Technological Research for the eXactitude and Use of Artificial Representations in Computer Vision Systems

The manufacturing industry is undergoing a major transformation thanks to new technologies driving the digitalization and interconnection of devices and machines. The adoption of these tools—capable of anticipating problems, optimizing processes, and reducing costs—is giving rise to what are known as Smart Factories. In these environments, sensors, simulation, and advanced modeling coexist with a continuous flow of data from machines and production processes, enabling precise real-time monitoring and improving system efficiency and productivity.

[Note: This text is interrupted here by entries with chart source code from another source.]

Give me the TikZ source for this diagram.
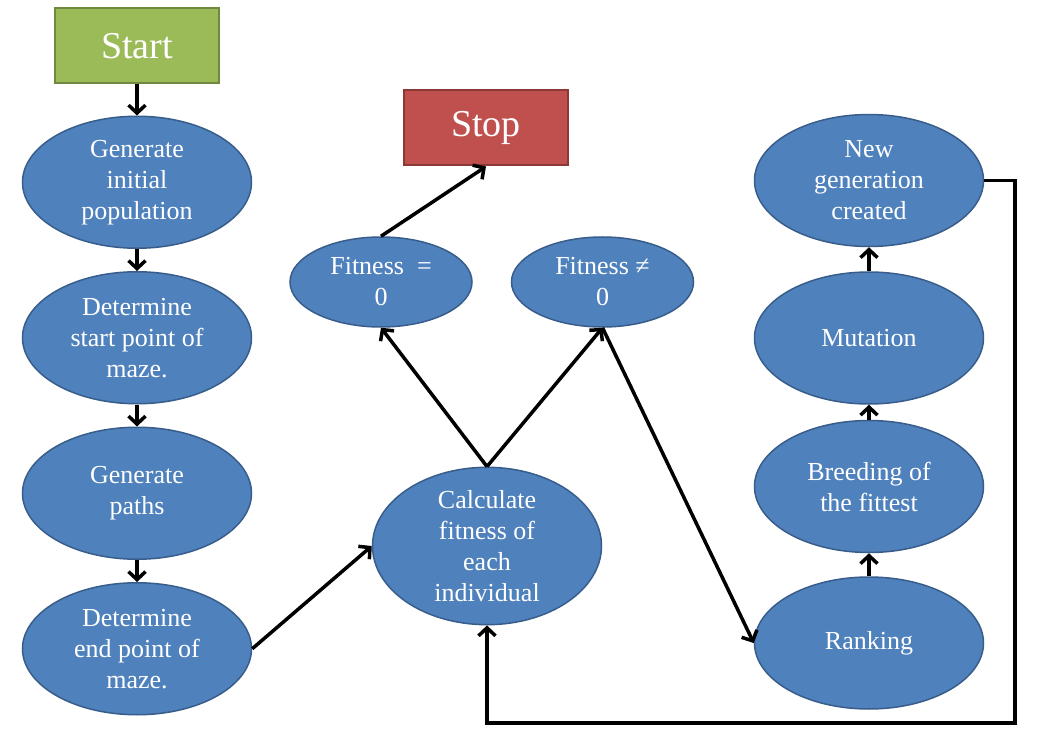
\documentclass[tikz,border=0pt]{standalone}
\usepackage{fontspec}
\setmainfont{Liberation Serif}
\usetikzlibrary{arrows.meta,positioning,shapes.geometric}
\definecolor{stepblue}{HTML}{4F81BD}
\definecolor{stepedge}{HTML}{385D8A}
\definecolor{startgreen}{HTML}{9BBB59}
\definecolor{startedge}{HTML}{71893F}
\definecolor{stopred}{HTML}{C0504D}
\definecolor{stopedge}{HTML}{8C3836}

\begin{document}
\begin{tikzpicture}[
  x=1pt, y=-1pt,
  node distance=22pt,
  stage/.style={ellipse, draw=stepedge, line width=1.5pt, fill=stepblue, text=white, align=center,
    inner sep=0pt, minimum width=229pt, minimum height=132pt, font=\fontsize{26}{31}\selectfont},
  check/.style={stage, minimum width=182pt, minimum height=90pt},
  term/.style={draw, line width=2pt, text=white, minimum width=164pt, minimum height=75pt,
    inner sep=0pt, font=\fontsize{38}{44}\selectfont},
  arrow/.style={-{Straight Barb[length=8pt,width=17pt]}, line width=3.5pt}
]
\useasboundingbox (0,0) rectangle (1037,746);
% left column
\node[term, fill=startgreen, draw=startedge] (start) at (137,46) {Start};
\node[stage, below=31pt of start] (init) {Generate\\initial\\population};
\node[stage, below=of init] (startpt) {Determine\\start point of\\maze.};
\node[stage, below=of startpt] (paths) {Generate\\paths};
\node[stage, below=of paths] (endpt) {Determine\\end point of\\maze.};
% middle
\node[stage] (calc) at (487,546) {Calculate\\fitness of\\each\\individual};
\node[check] (fitzero) at (381,282) {Fitness~~=\\0};
\node[check, right=38pt of fitzero] (fitnonzero) {Fitness ≠\\0};
\node[term, fill=stopred, draw=stopedge] (stop) at (486,128) {Stop};
% right column
\node[stage] (rank) at (869,643) {Ranking};
\node[stage, above=23pt of rank] (breed) {Breeding of\\the fittest};
\node[stage, above=15pt of breed] (mutate) {Mutation};
\node[stage, above=24pt of mutate] (newgen) {New\\generation\\created};
\coordinate (loopcorner) at (1015,723);

\draw[arrow] (start) -- (init);
\draw[arrow] (init) -- (startpt);
\draw[arrow] (startpt) -- (paths);
\draw[arrow] (paths) -- (endpt);
\draw[arrow] (endpt.east) -- (calc.west);
\draw[arrow] (calc.north) -- (fitzero.south);
\draw[arrow] (calc.north) -- (fitnonzero.south);
\draw[arrow] (fitzero.north) -- (stop.south);
\draw[arrow] (fitnonzero.south) -- (rank.west);
\draw[arrow] (rank) -- (breed);
\draw[arrow] (breed) -- (mutate);
\draw[arrow] (mutate) -- (newgen);
\draw[arrow] (newgen.east) -| (loopcorner) -| (calc.south);
\end{tikzpicture}
\end{document}
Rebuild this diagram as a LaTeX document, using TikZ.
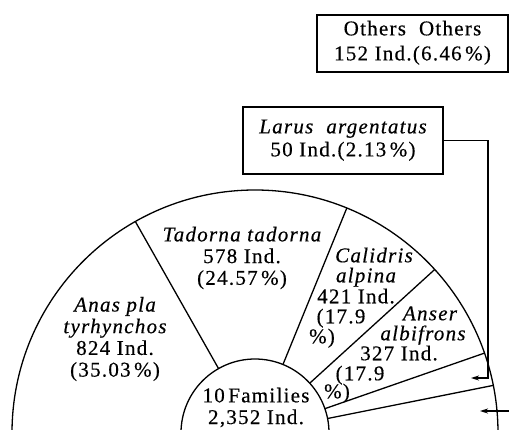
\documentclass[tikz,border=0pt]{standalone}
\usepackage{fontspec}
\setmainfont{Liberation Serif}[LetterSpace=6,FakeBold=0.4]
\usetikzlibrary{arrows.meta,calc}
\newcommand\lblfont{\fontsize{21}{21.7}\selectfont}
\begin{document}
\begin{tikzpicture}[x=1pt,y=-1pt,
  seg/.style={line width=1.3pt},
  lbl/.style={font=\lblfont, inner sep=0pt, align=center, anchor=center},
  ln/.style={lbl, text height=13pt, text depth=2.5pt},
  boxst/.style={draw, line width=1.5pt, inner sep=0pt, font=\lblfont, align=center},
  arr/.style={seg, -{Stealth[length=8pt,width=5pt]}}]
\useasboundingbox (0,0) rectangle (509,429);
\coordinate (c) at (255,433);
\begin{scope}
  \clip (0,0) rectangle (509,429);
  \draw[seg] (c) circle[radius=243];
  \draw[seg] (c) circle[radius=74];
\end{scope}
\foreach \a in {119.5,67.8,42.3,19.2,11.3}
  \draw[seg] ($(c)+(-\a:74)$) -- ($(c)+(-\a:243)$);

% labels
\node[lbl] (anas) at (115,339) {\itshape Anas pla\\\itshape tyrhynchos\\824 Ind.\\(35.03\,\%)};
\node[lbl] (tadorna) at (242,258) {\itshape Tadorna tadorna\\578 Ind.\\(24.57\,\%)};
\node[ln] (cal1) at (374,257) {\itshape Calidris};
\node[ln] (cal2) at (366,277) {\itshape alpina};
\node[ln] (cal3) at (356,298) {421 Ind.};
\node[ln] (cal4) at (341,318) {(17.9};
\node[ln] (cal5) at (322,338) {\%)};
\node[ln] (ans1) at (430,315) {\itshape Anser};
\node[ln] (ans2) at (423,335) {\itshape albifrons};
\node[ln] (ans3) at (399,355) {327 Ind.};
\node[ln] (ans4) at (360,375) {(17.9};
\node[ln] (ans5) at (337,393) {\%)};
\node[lbl] (fam) at (256,407.5) {10\,Families\\2,352 Ind.};

% boxes
\node[boxst, minimum width=191, minimum height=57] (others) at (412.5,43.5)
  {\raisebox{-4pt}{\begin{tabular}{@{}c@{}}Others\ \ Others\\[3.3pt]152 Ind.(6.46\,\%)\end{tabular}}};
\node[boxst, minimum width=200, minimum height=67] (larus) at (343,140.5)
  {\begin{tabular}{@{}c@{}}\itshape Larus\ \ argentatus\\[1.3pt]50 Ind.(2.13\,\%)\end{tabular}};

% connectors
\coordinate (lt) at (471,378);
\coordinate (os) at (509,411);
\coordinate (ot) at (480,411);
\draw[arr] (larus.east) -| (488,378) -- (lt);
\draw[arr] (os) -- (ot);
\end{tikzpicture}
\end{document}
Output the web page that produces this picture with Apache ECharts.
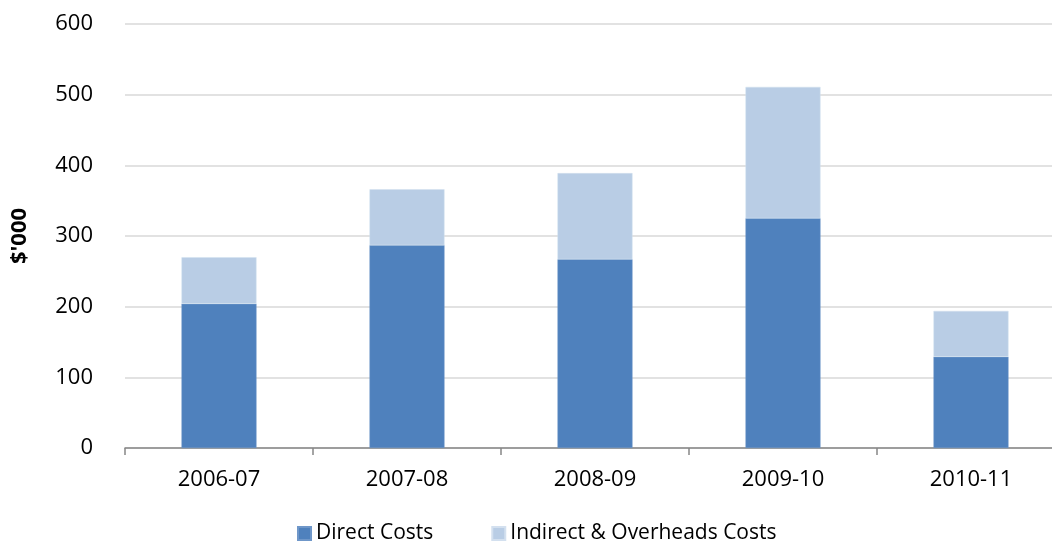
<!DOCTYPE html>
<html><head><meta charset="utf-8">
<script src="https://cdn.jsdelivr.net/npm/echarts@6/dist/echarts.min.js"></script>
<style>html,body{margin:0;padding:0;background:#fff}#c{width:1052px;height:547px}</style>
</head><body><div id="c"></div>
<script>
const categories = ['2006-07','2007-08','2008-09','2009-10','2010-11'];
const directCosts = [204, 287, 267, 325, 129];
const indirectCosts = [66, 79, 122, 186, 65];
const seriesNames = ['Direct Costs', 'Indirect & Overheads Costs'];
const yTicks = {min: 0, max: 600, interval: 100};

const font = '"Open Sans", "Liberation Sans", sans-serif';
const chart = echarts.init(document.getElementById('c'), null, {renderer: 'canvas'});
chart.setOption({
  animation: false,
  textStyle: {fontFamily: font},
  grid: {left: 125, top: 24, bottom: 99, width: 940, containLabel: false, outerBoundsMode: 'none'},
  legend: {
    bottom: -2, left: 292, itemWidth: 13, itemHeight: 13, itemGap: 58,
    icon: 'rect',
    textStyle: {fontSize: 21, color: '#000', fontFamily: font},
    data: seriesNames
  },
  xAxis: {
    type: 'category', data: categories,
    axisLine: {lineStyle: {color: '#868686', width: 1.5}},
    axisTick: {show: true, length: 7, lineStyle: {color: '#868686', width: 1.5}},
    axisLabel: {fontSize: 22, color: '#000', margin: 21, fontFamily: font}
  },
  yAxis: {
    type: 'value', min: yTicks.min, max: yTicks.max, interval: yTicks.interval,
    name: "$'000", nameLocation: 'middle', nameGap: 94, nameRotate: 90,
    nameTextStyle: {fontSize: 22, fontWeight: 'bold', color: '#000', fontFamily: font},
    axisLine: {show: false}, axisTick: {show: false},
    axisLabel: {fontSize: 22, color: '#000', margin: 32, fontFamily: font},
    splitLine: {lineStyle: {color: '#D9D9D9', width: 1.5}}
  },
  series: [
    {name: seriesNames[0], type: 'bar', stack: 'a', data: directCosts, barWidth: 75,
     itemStyle: {color: '#4F81BD', borderColor: '#6f97c9', borderWidth: 0.5}},
    {name: seriesNames[1], type: 'bar', stack: 'a', data: indirectCosts, barWidth: 75,
     itemStyle: {color: '#B9CDE5', borderColor: '#d3e0ef', borderWidth: 0.5}}
  ]
});
</script></body></html>
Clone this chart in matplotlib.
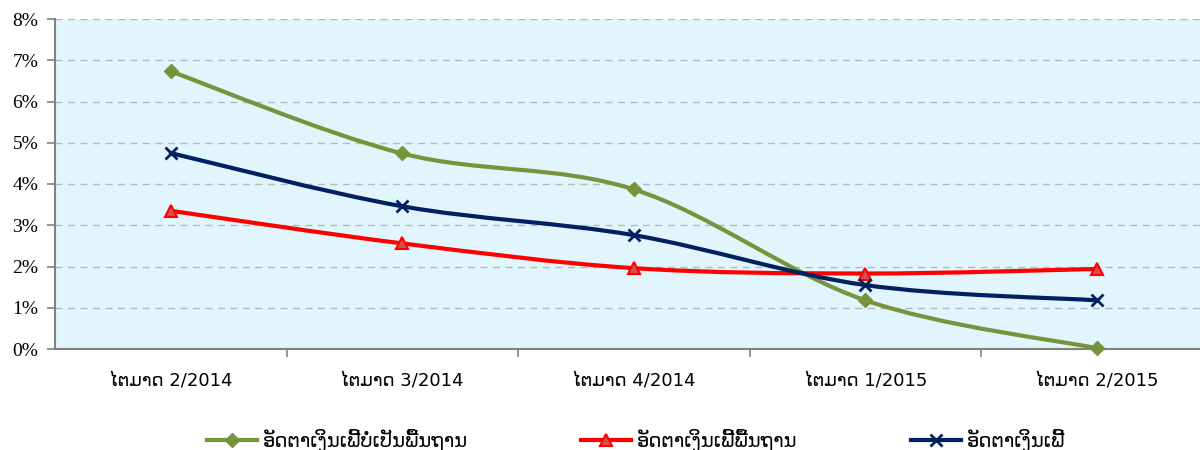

In this context, computer vision has become a key pillar of industrial transformation, fueling significant growth in the sector. An increasing number of companies are adopting this technology to optimize their production processes and address specific challenges. Reflecting this trend, the global computer vision market reached a value of $12.88 billion in 2024 and is projected to grow at an annual rate of 8.32% through 2029, with Europe accounting for approximately one-third of total revenue.

Among the main areas of application of computer vision in industrial measurement systems, the following Measurement Applications (MAs) stand out:

MA1. Accurate object measurement – Geometric metrology: Obtaining precise dimensional measurements (shape and 3D dimensions) to verify critical tolerances in manufacturing processes.

MA2. Measurement of object position relative to a vision system – Localization: Precise determination of object position and orientation (6D) to ensure correct interaction with automated systems.

MA3. Detailed object measurement – Inspection and detection of fine details: Identification and assessment of specific features, such as manufacturing defects or surface details (2D), to enhance quality inspection processes.

Currently, the implementation of computer vision solutions is still based on heuristics and trial-and-error due to the lack of simulators that can validate design decisions. The optimal configuration of a system involves not only selecting sensors but also defining tolerances, costs, and accuracy. Without thorough prior analysis, technical and economic proposals may differ from actual implementation, leading to adjustments and cost overruns. Moreover, the absence of simulation tools hinders optimization and early detection of unfeasible solutions, preventing unnecessary investments.